Upper bound on the evolved fitness

I also calculate an upper bound for the fitness of the evolved libraries by using a theorem from the theory of error-correcting codes (1986). Assume that we distribute the A antibodies over the space of 2^L pathogen bit strings in such a way that each antibody a_i covers a set S_i of volume V_i, corresponding to the number of pathogens up to Hamming distance d from antibody a_i. Assume that all sets S_i are disjoint and of equal size. In the best situation, there exists a Hamming distance d such that the sets S_i together exactly cover the space of 2^L pathogens. Since

$$V_i = \sum_{h=0}^d {L \choose h},$$

this yields the inequality

$$A \sum_{h=0}^d {L \choose h} \leq 2^L,$$ (2.2)

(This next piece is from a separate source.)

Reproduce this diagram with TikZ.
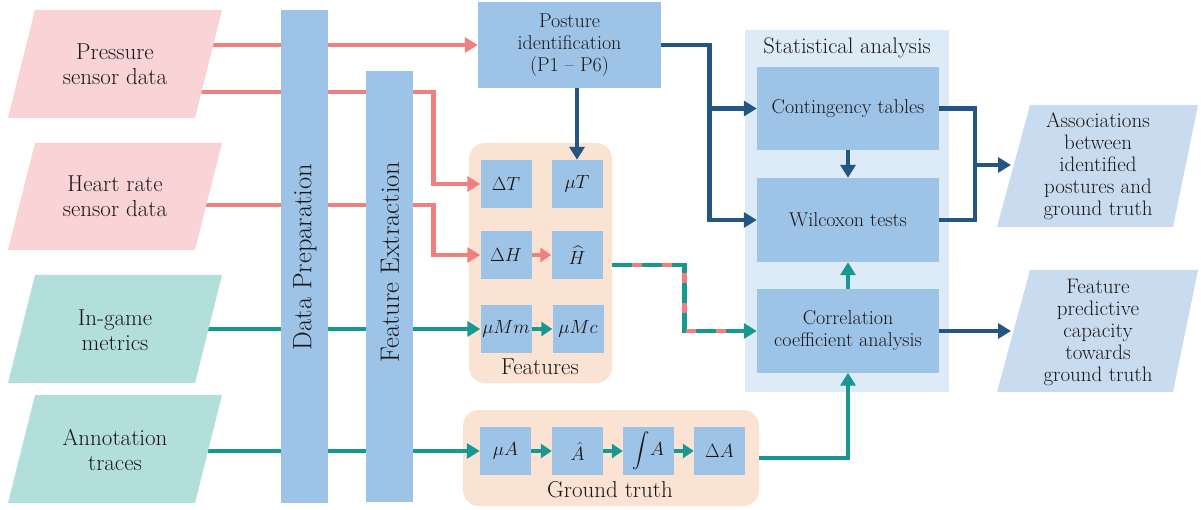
\RequirePackage{fix-cm}
\documentclass[tikz,border=0pt]{standalone}
\usepackage{exscale}
\usetikzlibrary{arrows.meta,calc}
\definecolor{ink}{HTML}{1A1718}
\definecolor{pinkfill}{HTML}{F9D3D5}
\definecolor{redline}{HTML}{F08080}
\definecolor{tealfill}{HTML}{B2DFDC}
\definecolor{tealline}{HTML}{179992}
\definecolor{boxblue}{HTML}{9DC3E6}
\definecolor{navy}{HTML}{245683}
\definecolor{statsbg}{HTML}{DDEBF7}
\definecolor{outfill}{HTML}{C9DCEF}
\definecolor{peach}{HTML}{FBE3D3}
\pgfdeclarelayer{back}
\pgfdeclarelayer{wires}
\pgfsetlayers{back,wires,main}
\begin{document}
\begin{tikzpicture}[x=1pt,y=-1pt,
  every node/.style={text=ink, inner sep=0pt, align=center},
  intext/.style={font=\fontsize{23}{25}\selectfont},
  outtext/.style={font=\fontsize{21}{22}\selectfont},
  box/.style={fill=boxblue, font=\fontsize{20}{22}\selectfont},
  cell/.style={fill=boxblue, minimum width=51pt, minimum height=48pt, font=\fontsize{19}{22}\selectfont},
  group/.style={fill=peach, rounded corners=16pt},
  grouplabel/.style={font=\fontsize{23}{25}\selectfont},
  bar/.style={fill=boxblue},
  barlabel/.style={rotate=90, font=\fontsize{26.5}{30}\selectfont},
  wire/.style={line width=4.5pt},
  redw/.style={wire, draw=redline},
  tealw/.style={wire, draw=tealline},
  navyw/.style={wire, draw=navy},
  tip/.style={-{Triangle[length=13pt,width=15pt]}},
  smalltip/.style={-{Triangle[length=11pt,width=14pt]}}
]
\useasboundingbox (0,0) rectangle (1201,510);

% ---- input data (parallelograms) ----
\fill[pinkfill] (35,10) -- (222,10) -- (195,118) -- (8,118) -- cycle;
\node[intext] (pres) at (115,64) {Pressure\\sensor data};
\fill[pinkfill] (35,143) -- (222,143) -- (195,250) -- (8,250) -- cycle;
\node[intext] (heart) at (115,196) {Heart rate\\sensor data};
\fill[tealfill] (35,275) -- (222,275) -- (195,383) -- (8,383) -- cycle;
\node[intext] (game) at (115,330) {In-game\\metrics};
\fill[tealfill] (35,395) -- (222,395) -- (195,503) -- (8,503) -- cycle;
\node[intext] (annot) at (115,450) {Annotation\\traces};

\coordinate (pres-a) at (213,45);
\coordinate (pres-b) at (201,92);
\coordinate (heart-a) at (206,205);
\coordinate (game-a) at (208,329);
\coordinate (annot-a) at (208,451);

% ---- processing bars ----
\node[bar, minimum width=47pt, minimum height=493pt] (prep) at (304.5,256.5) {};
\node[barlabel] (preplabel) at (305,257) {Data Preparation};
\node[bar, minimum width=47pt, minimum height=431pt] (fext) at (389.5,286.5) {};
\node[barlabel] (fextlabel) at (390,262) {Feature Extraction};

% ---- posture identification ----
\node[box, minimum width=183pt, minimum height=86pt] (posture) at (569.5,45)
  {Posture\\identification\\(P1 -- P6)};

% ---- group backgrounds ----
\begin{pgfonlayer}{back}
\node[group, minimum width=143pt, minimum height=240pt] (feat) at (540.5,263) {};
\node[group, minimum width=296pt, minimum height=96pt] (gt) at (611,458) {};
\node[fill=statsbg, minimum width=204pt, minimum height=362pt] (stats) at (847,211) {};
\end{pgfonlayer}

% ---- features ----
\node[cell] (dT) at (506,184) {$\Delta T$};
\node[cell] (muT) at (577,184) {$\mu T$};
\node[cell] (dH) at (506,255) {$\Delta H$};
\node[cell] (Hhat) at (577,255) {$\widehat{H}$};
\node[cell] (muMm) at (506,329) {$\mu Mm$};
\node[cell] (muMc) at (578,329) {$\mu Mc$};
\node[grouplabel] (featlabel) at (540,367) {Features};

% ---- ground truth ----
\node[cell] (muA) at (505.5,451) {$\mu A$};
\node[cell] (Ahat) at (577.5,451) {$\hat{A}$};
\node[cell] (intA) at (648.5,451) {$\displaystyle\int\! A$};
\node[cell] (dA) at (719.5,451) {$\Delta A$};
\node[grouplabel] (gtlabel) at (610,490) {Ground truth};

% ---- statistical analysis ----
\node[font=\fontsize{22.5}{24}\selectfont] (statslabel) at (847,48) {Statistical analysis};
\node[box, minimum width=182pt, minimum height=83pt] (cont) at (848,108.5) {Contingency tables};
\node[box, minimum width=182pt, minimum height=84pt] (wil) at (848,220) {Wilcoxon tests};
\node[box, minimum width=182pt, minimum height=83pt] (corr) at (848,331) {Correlation\\coefficient analysis};

% ---- outputs ----
\fill[outfill] (1030,105) -- (1198,105) -- (1173,227) -- (997,227) -- cycle;
\node[outtext] (assoc) at (1098,166) {Associations\\between\\identified\\postures and\\ground truth};
\fill[outfill] (1030,270) -- (1198,270) -- (1173,392) -- (997,392) -- cycle;
\node[outtext] (predcap) at (1098,332) {Feature\\predictive\\capacity\\towards\\ground truth};
\coordinate (assoc-in) at (1011,165);
\coordinate (predcap-in) at (1011,331);

% ---- connectors ----
\begin{pgfonlayer}{wires}
\draw[redw, tip] (pres-a) -- (posture.west);
\draw[redw, tip] (pres-b) -| ([xshift=-47pt]dT.west) -- (dT.west);
\draw[redw, tip] (heart-a) -| ([xshift=-47pt]dH.west) -- (dH.west);
\draw[tealw, tip] (game-a) -- (muMm.west);
\draw[tealw, tip] (annot-a) -- (muA.west);
\end{pgfonlayer}

\draw[redw, smalltip] (dH.east) -- (Hhat.west);
\draw[tealw, smalltip] (muMm.east) -- (muMc.west);
\draw[tealw, smalltip] (muA.east) -- (Ahat.west);
\draw[tealw, smalltip] (Ahat.east) -- (intA.west);
\draw[tealw, smalltip] (intA.east) -- (dA.west);

\draw[navyw, tip] (muT.north |- posture.south) -- (muT.north);

% posture to the statistical tests
\draw[navyw, tip] (posture.east) -- ++(48.5,0) coordinate (pj) |- (wil.west);
\draw[navyw, tip] (pj |- cont.west) -- (cont.west);
\draw[navyw, tip] (cont.south) -- (wil.north);

% statistical tests to the associations
\draw[navyw] (cont.east) -- ++(36,0) coordinate (aj) |- (wil.east);
\draw[navyw, tip] (aj |- assoc-in) -- (assoc-in);

% heart-rate feature into correlation analysis (two-colour line)
\coordinate (hout) at ($(feat.east |- Hhat.east)+(0,10)$);
\draw[tealw, tip] (hout) -| ($(hout)!.5!(corr.west)$) |- (corr.west);
\draw[redw, dash pattern=on 10pt off 20pt, dash phase=10pt, shorten >=14pt]
  (hout) -| ($(hout)!.5!(corr.west)$) |- (corr.west);

% ground truth into correlation analysis
\begin{pgfonlayer}{wires}
\draw[tealw, tip] (gt.east) -| (corr.south);
\end{pgfonlayer}
\draw[tealw, tip] (corr.north) -- (wil.south);
\draw[navyw, tip] (corr.east) -- (predcap-in);
\end{tikzpicture}
\end{document}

In the theory of error-correcting codes, this inequality is known as the sphere-packing or Hamming bound. The library is "perfect" if equality holds. The fitness f_u of such a perfect library is given by

$$f_u = 1 - \frac{\sum_{i=0}^d i {L \choose i}}{\sum_{i=0}^d L {L \choose i}}.$$

However, it may be that a "perfect" library cannot be constructed. That is, there is no value of d for which the A disjoint Hamming distance d-balls around the antibodies cover the space completely. In this situation, we first determine the maximum value of d for which the inequality still holds. Each antibody will cover a ball of pathogens around itself, up to Hamming distance d. The rest of the pathogen strings, that do not fall in any of the A Hamming distance d-balls around the antibodies, will be at Hamming distance d+1 from at least one of the antibodies. Thus, given this value d, the upper bound on the fitness will be given by

$$f_u = \frac{A \sum_{i=0}^d (L - i){L \choose i} + \left(2^L - A \sum_{i=0}^d {L \choose i} \right)(L - (d+1))}{L 2^L}.$$